* [Prompt]:
Your task is to retype the lines from the opening of the material through the line that includes "import pandas as pd". Do not copy the pictures.

>> begin

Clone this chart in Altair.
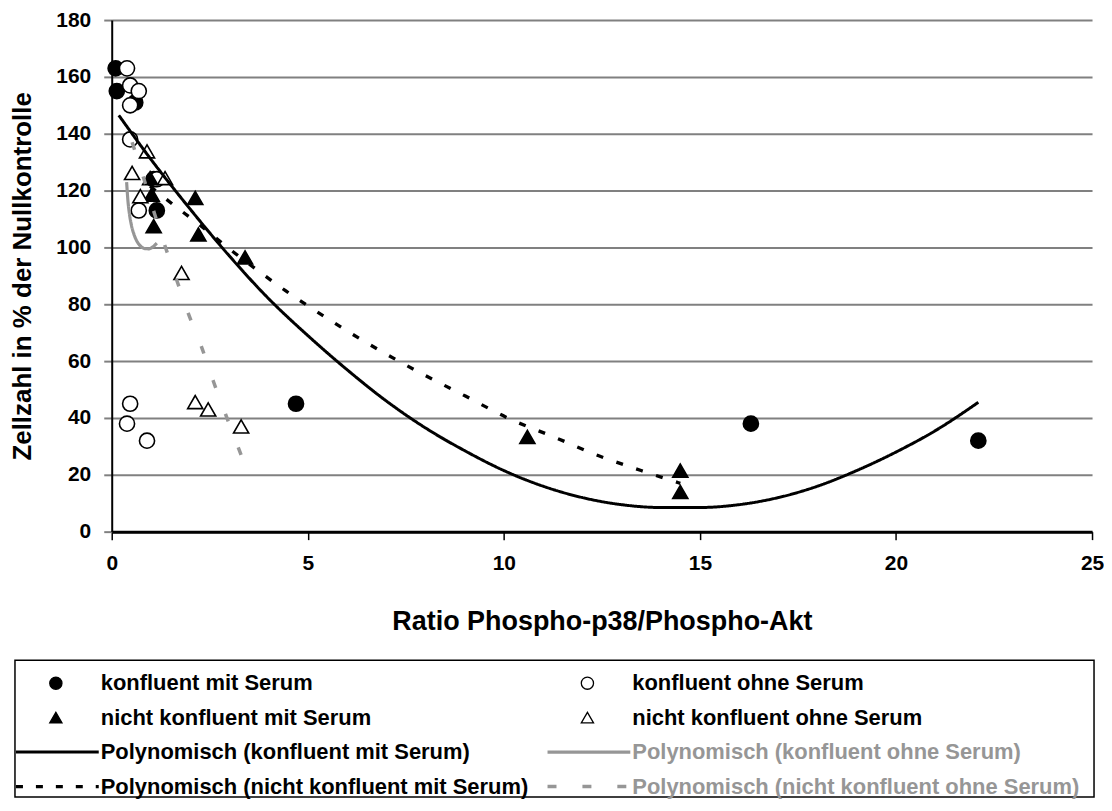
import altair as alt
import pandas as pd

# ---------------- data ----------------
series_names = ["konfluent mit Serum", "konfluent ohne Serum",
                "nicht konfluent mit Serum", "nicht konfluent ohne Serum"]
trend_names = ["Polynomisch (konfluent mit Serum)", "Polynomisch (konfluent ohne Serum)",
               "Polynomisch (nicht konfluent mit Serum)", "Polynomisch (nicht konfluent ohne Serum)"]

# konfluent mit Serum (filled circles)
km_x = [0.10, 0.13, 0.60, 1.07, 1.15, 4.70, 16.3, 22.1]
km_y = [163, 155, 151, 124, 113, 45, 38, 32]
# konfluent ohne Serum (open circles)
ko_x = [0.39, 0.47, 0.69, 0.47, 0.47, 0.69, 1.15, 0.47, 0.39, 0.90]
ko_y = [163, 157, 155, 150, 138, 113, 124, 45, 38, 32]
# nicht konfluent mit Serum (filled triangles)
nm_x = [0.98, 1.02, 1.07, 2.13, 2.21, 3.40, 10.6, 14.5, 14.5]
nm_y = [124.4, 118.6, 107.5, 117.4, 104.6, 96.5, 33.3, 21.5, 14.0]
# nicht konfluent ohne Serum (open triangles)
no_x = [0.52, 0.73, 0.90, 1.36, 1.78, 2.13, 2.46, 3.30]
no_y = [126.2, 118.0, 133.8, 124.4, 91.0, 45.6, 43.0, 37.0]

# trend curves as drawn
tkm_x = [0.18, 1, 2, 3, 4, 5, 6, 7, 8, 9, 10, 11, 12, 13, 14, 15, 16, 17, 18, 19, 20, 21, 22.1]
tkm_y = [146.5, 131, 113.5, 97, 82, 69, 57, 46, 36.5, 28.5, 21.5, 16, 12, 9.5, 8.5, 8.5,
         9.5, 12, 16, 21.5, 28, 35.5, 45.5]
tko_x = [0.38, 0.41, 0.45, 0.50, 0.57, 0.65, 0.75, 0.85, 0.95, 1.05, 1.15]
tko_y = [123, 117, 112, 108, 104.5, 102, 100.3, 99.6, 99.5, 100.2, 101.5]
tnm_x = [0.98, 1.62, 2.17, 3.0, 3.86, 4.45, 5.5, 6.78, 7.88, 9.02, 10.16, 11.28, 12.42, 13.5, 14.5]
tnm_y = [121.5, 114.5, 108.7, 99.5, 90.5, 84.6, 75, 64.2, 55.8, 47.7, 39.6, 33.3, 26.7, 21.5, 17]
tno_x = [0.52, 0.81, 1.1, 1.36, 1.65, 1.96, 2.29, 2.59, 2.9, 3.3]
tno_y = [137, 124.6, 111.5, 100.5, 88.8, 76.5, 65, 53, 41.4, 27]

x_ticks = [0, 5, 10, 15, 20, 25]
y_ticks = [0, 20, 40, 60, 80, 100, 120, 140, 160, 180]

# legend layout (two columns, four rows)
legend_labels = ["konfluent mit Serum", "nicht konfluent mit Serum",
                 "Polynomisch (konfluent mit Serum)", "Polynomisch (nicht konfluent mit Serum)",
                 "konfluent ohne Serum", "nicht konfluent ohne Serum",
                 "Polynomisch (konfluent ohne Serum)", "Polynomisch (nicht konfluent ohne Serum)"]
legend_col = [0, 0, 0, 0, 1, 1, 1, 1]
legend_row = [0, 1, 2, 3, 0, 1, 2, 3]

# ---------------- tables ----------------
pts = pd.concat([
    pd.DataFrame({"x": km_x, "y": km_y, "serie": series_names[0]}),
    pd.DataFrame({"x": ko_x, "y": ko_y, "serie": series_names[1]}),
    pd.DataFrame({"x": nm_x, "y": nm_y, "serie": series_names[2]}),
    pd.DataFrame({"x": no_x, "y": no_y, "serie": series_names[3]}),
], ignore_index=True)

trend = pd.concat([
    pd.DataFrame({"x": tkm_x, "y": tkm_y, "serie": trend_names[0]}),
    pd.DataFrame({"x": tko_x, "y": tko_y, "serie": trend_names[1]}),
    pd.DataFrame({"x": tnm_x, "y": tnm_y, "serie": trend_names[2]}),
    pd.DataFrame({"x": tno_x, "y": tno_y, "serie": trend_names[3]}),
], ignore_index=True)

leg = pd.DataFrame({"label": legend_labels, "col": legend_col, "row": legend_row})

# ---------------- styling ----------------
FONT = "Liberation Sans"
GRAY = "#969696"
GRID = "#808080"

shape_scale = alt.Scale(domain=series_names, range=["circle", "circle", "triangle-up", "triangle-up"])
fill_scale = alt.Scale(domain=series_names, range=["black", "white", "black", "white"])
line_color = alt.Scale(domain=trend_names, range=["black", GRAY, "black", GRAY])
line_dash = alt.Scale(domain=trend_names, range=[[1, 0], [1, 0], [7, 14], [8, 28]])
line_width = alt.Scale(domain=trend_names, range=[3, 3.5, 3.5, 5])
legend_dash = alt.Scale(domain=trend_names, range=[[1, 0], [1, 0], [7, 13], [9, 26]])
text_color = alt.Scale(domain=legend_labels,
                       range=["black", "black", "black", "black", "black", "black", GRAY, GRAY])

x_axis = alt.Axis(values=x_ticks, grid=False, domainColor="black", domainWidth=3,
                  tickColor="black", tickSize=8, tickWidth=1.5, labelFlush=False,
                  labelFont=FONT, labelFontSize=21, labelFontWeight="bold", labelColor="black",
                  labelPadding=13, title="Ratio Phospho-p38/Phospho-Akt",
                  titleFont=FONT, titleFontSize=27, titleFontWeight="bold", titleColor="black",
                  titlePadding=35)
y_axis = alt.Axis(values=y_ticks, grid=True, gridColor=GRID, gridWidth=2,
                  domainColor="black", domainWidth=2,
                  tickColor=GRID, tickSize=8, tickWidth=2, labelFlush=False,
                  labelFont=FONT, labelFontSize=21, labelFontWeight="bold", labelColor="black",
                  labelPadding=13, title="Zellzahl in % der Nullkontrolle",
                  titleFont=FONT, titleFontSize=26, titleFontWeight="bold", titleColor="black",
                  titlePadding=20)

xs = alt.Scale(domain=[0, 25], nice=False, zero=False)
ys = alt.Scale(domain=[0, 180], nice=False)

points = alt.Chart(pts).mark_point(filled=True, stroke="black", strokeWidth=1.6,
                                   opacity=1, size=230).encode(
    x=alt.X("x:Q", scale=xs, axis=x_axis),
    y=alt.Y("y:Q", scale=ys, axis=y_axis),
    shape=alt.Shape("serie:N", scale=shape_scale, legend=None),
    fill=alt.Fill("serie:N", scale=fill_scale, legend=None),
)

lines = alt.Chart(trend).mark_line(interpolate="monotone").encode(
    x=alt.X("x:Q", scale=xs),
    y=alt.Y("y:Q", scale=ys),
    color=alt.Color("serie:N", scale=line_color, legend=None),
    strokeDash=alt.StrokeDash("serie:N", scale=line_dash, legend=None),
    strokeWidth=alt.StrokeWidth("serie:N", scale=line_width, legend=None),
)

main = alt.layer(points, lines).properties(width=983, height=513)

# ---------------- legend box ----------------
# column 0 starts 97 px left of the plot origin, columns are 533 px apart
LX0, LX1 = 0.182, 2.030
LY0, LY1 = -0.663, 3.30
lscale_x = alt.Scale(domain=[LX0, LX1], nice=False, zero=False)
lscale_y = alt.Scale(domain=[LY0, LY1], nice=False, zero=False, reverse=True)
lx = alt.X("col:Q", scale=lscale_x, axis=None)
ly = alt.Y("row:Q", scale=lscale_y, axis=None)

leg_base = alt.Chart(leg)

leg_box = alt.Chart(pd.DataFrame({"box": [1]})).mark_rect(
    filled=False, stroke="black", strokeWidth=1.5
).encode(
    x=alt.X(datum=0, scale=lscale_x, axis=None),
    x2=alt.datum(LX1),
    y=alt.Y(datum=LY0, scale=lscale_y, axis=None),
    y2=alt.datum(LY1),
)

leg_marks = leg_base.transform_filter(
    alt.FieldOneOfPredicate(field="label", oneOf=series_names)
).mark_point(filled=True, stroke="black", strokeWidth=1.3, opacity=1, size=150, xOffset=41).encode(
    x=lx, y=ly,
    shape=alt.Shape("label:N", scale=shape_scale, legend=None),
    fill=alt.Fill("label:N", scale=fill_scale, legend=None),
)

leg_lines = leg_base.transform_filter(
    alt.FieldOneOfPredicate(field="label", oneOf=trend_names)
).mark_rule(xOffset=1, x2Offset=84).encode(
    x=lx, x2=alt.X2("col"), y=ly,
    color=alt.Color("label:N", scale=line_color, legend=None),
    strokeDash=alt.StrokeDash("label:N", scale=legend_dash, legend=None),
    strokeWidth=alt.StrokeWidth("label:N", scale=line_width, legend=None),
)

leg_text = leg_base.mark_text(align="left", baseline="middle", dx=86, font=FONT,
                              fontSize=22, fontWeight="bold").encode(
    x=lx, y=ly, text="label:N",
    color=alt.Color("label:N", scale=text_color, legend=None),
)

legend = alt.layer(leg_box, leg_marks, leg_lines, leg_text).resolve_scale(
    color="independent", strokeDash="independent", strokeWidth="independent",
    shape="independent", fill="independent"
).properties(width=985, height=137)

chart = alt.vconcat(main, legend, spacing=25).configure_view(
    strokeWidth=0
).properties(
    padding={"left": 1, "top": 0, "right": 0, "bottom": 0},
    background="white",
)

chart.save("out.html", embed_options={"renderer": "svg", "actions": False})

>> end

* [Answer for the task]:
Clone this chart in Altair.
import altair as alt
import pandas as pd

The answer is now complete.